In light of our LeNet-5 model, this is the first CNNs architecture that we choose. LeNet-5 is a very classical CNNs architecture that includes 3 convolutional layers and 2 fully connected layers. The original model structure, which was designed by Lecun(Lecun et al,1998), includes 3 convolutional layers and 2 fully connected layers. Besides, this original model uses the pooling(MaxPooling) technique, with two pooling layers each after the first two convolutional layers. Furthermore, it uses the sigmoid activation function in the second convolutional layer and in the first fully connected layer. Apart from that, in terms of the output layer, the Euclidean distance between the input vector and parameter vector is used in each output Radial Basis Function(RBF) unit to give the final prediction.
In comparison with the original model, our baseline LeNet-5 model uses the softmax activation function instead of RBF, because Keras does not support the RBF activation function in the fully connected layer. And we set an Adam optimiser(Kingma et al, 2014), which is a computationally efficient method with little memory requirement. We get our LeNet-5 baseline model accuracy equals 0.80.

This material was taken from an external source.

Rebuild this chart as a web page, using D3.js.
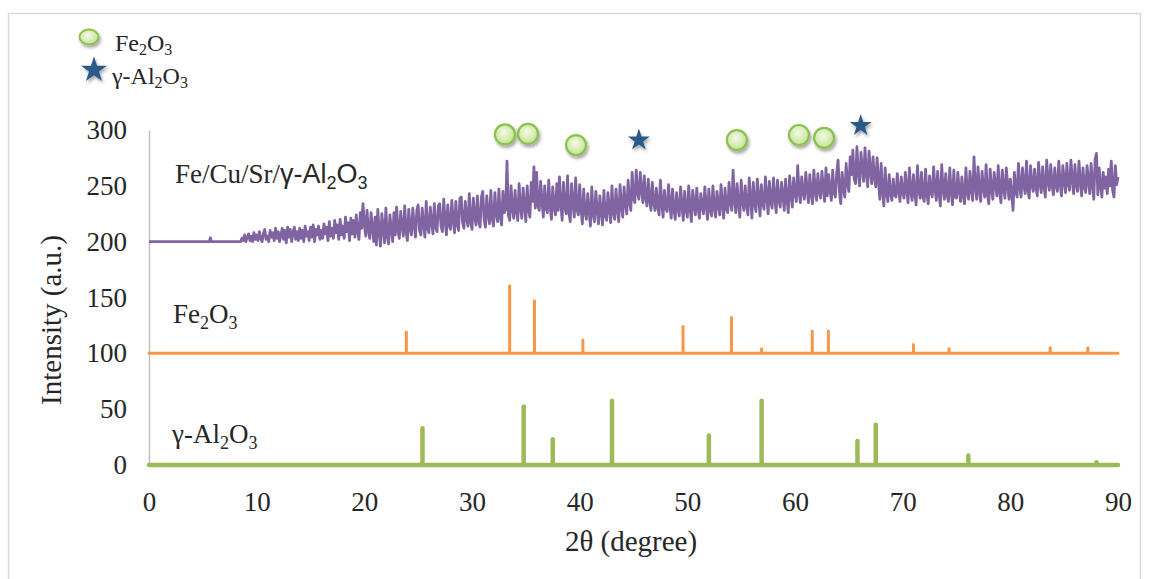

In regard to our LeNet-5 model tunning, firstly, we use the Relu activation function instead of the sigmoid due to its advantages(i.e. faster computational speed and less vanishing gradient)(Thakur, 2022). Besides, we use the dropout technique(Baldi&Sadowski, 2014) in order to save model tunning time and avoid the overfitting problem, and we set dropout = 0.2, which means that our model randomly drops 20% of neurons in the first fully connected layer. Next, we use Keras Tuner(Keras Team, n.d.) to search for the filter number in the first convolutional layer and the neuron number in the first fully connected layer. After searching, we get the best combination, 14 instead 6 and 90 instead 84. Fig. 4. shows our best Lenet model architecture.
After getting our best LeNet-5 model structure, we try to search for the optimal number of epochs because a too big or too small amount of epochs might cause worse performance or overfitting issues when we train neural networks. Our method is firstly to select a relatively big number of epochs, then plot the carve to demonstrate the relation between epoch number and performance, after which we select a suitable epoch number according to that line graph. Fig. 5. demonstrates the above-mentioned relation. According to this graph, we select epochs number 12.
请添加图片描述

Fig. 4. Our final LeNet-5 model architecture.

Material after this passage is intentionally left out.